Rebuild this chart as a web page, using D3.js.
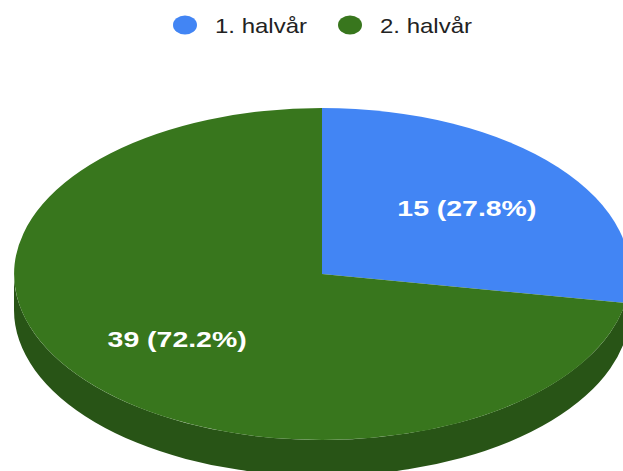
<!DOCTYPE html>
<html><head><meta charset="utf-8">
<script src="https://cdn.jsdelivr.net/npm/d3@7"></script>
<style>body{margin:0;background:#fff}svg{display:block}</style>
</head><body>
<svg id="c" width="623" height="471"></svg>
<script>
const categories = ["1. halvår", "2. halvår"];
const values = [15, 39];
const colors = ["#4285f4", "#38761d"];
const sideColors = ["#2e5daa", "#285416"];

const W = 623, H = 471;
const cx = 322, cy = 274, rx = 308, ry = 166, depth = 36;
const svg = d3.select("#c");

const total = d3.sum(values);
const pie = d3.pie().sort(null).value(d => d)(values);

// sides (front half only)
const sideG = svg.append("g").attr("transform", `translate(${cx},${cy}) scale(${rx},${ry})`);
const dz = depth / ry;
pie.forEach((s, i) => {
  const a0 = Math.max(s.startAngle, Math.PI / 2);
  const a1 = Math.min(s.endAngle, 3 * Math.PI / 2);
  if (a1 <= a0) return;
  const p = d3.path();
  p.moveTo(Math.sin(a0), -Math.cos(a0));
  p.arc(0, 0, 1, a0 - Math.PI / 2, a1 - Math.PI / 2);
  p.lineTo(Math.sin(a1), -Math.cos(a1) + dz);
  p.arc(0, dz, 1, a1 - Math.PI / 2, a0 - Math.PI / 2, true);
  p.closePath();
  sideG.append("path").attr("d", p.toString()).attr("fill", sideColors[i]);
});

// top faces
const topG = svg.append("g").attr("transform", `translate(${cx},${cy}) scale(${rx},${ry})`);
const arc = d3.arc().innerRadius(0).outerRadius(1);
topG.selectAll("path").data(pie).join("path")
  .attr("d", arc)
  .attr("fill", (d, i) => colors[i]);

// labels
const lr = 0.614;
const labelW = 139;
svg.append("g").selectAll("text").data(pie).join("text")
  .attr("x", d => cx + lr * rx * Math.sin((d.startAngle + d.endAngle) / 2))
  .attr("y", d => cy - lr * ry * Math.cos((d.startAngle + d.endAngle) / 2))
  .attr("dy", "0.36em")
  .attr("text-anchor", "middle")
  .attr("font-family", "Arial, 'Liberation Sans', sans-serif")
  .attr("font-weight", "bold")
  .attr("font-size", 22)
  .attr("fill", "#fff")
  .attr("textLength", labelW)
  .attr("lengthAdjust", "spacingAndGlyphs")
  .text(d => `${d.value} (${(d.value / total * 100).toFixed(1)}%)`);

// legend
const legendX = [185, 350];
const lg = svg.append("g");
categories.forEach((c, i) => {
  lg.append("ellipse").attr("cx", legendX[i]).attr("cy", 25).attr("rx", 12).attr("ry", 9.5).attr("fill", colors[i]);
  lg.append("text").attr("x", legendX[i] + 30).attr("y", 33)
    .attr("font-family", "Arial, 'Liberation Sans', sans-serif")
    .attr("font-size", 21).attr("fill", "#222")
    .attr("textLength", 92).attr("lengthAdjust", "spacingAndGlyphs")
    .text(c);
});
</script>
</body></html>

_ _ _ _ _ _ _

▶ Task
Working from the lines above, reproduce the material exactly and exclude its pictures.

▶ The result
Rebuild this chart as a web page, using D3.js.
<!DOCTYPE html>
<html><head><meta charset="utf-8">
<script src="https://cdn.jsdelivr.net/npm/d3@7"></script>
<style>body{margin:0;background:#fff}svg{display:block}</style>
</head><body>
<svg id="c" width="623" height="471"></svg>
<script>
const categories = ["1. halvår", "2. halvår"];
const values = [15, 39];
const colors = ["#4285f4", "#38761d"];
const sideColors = ["#2e5daa", "#285416"];

const W = 623, H = 471;
const cx = 322, cy = 274, rx = 308, ry = 166, depth = 36;
const svg = d3.select("#c");

const total = d3.sum(values);
const pie = d3.pie().sort(null).value(d => d)(values);

// sides (front half only)
const sideG = svg.append("g").attr("transform", `translate(${cx},${cy}) scale(${rx},${ry})`);
const dz = depth / ry;
pie.forEach((s, i) => {
  const a0 = Math.max(s.startAngle, Math.PI / 2);
  const a1 = Math.min(s.endAngle, 3 * Math.PI / 2);
  if (a1 <= a0) return;
  const p = d3.path();
  p.moveTo(Math.sin(a0), -Math.cos(a0));
  p.arc(0, 0, 1, a0 - Math.PI / 2, a1 - Math.PI / 2);
  p.lineTo(Math.sin(a1), -Math.cos(a1) + dz);
  p.arc(0, dz, 1, a1 - Math.PI / 2, a0 - Math.PI / 2, true);
  p.closePath();
  sideG.append("path").attr("d", p.toString()).attr("fill", sideColors[i]);
});

// top faces
const topG = svg.append("g").attr("transform", `translate(${cx},${cy}) scale(${rx},${ry})`);
const arc = d3.arc().innerRadius(0).outerRadius(1);
topG.selectAll("path").data(pie).join("path")
  .attr("d", arc)
  .attr("fill", (d, i) => colors[i]);

// labels
const lr = 0.614;
const labelW = 139;
svg.append("g").selectAll("text").data(pie).join("text")
  .attr("x", d => cx + lr * rx * Math.sin((d.startAngle + d.endAngle) / 2))
  .attr("y", d => cy - lr * ry * Math.cos((d.startAngle + d.endAngle) / 2))
  .attr("dy", "0.36em")
  .attr("text-anchor", "middle")
  .attr("font-family", "Arial, 'Liberation Sans', sans-serif")
  .attr("font-weight", "bold")
  .attr("font-size", 22)
  .attr("fill", "#fff")
  .attr("textLength", labelW)
  .attr("lengthAdjust", "spacingAndGlyphs")
  .text(d => `${d.value} (${(d.value / total * 100).toFixed(1)}%)`);

// legend
const legendX = [185, 350];
const lg = svg.append("g");
categories.forEach((c, i) => {
  lg.append("ellipse").attr("cx", legendX[i]).attr("cy", 25).attr("rx", 12).attr("ry", 9.5).attr("fill", colors[i]);
  lg.append("text").attr("x", legendX[i] + 30).attr("y", 33)
    .attr("font-family", "Arial, 'Liberation Sans', sans-serif")
    .attr("font-size", 21).attr("fill", "#222")
    .attr("textLength", 92).attr("lengthAdjust", "spacingAndGlyphs")
    .text(c);
});
</script>
</body></html>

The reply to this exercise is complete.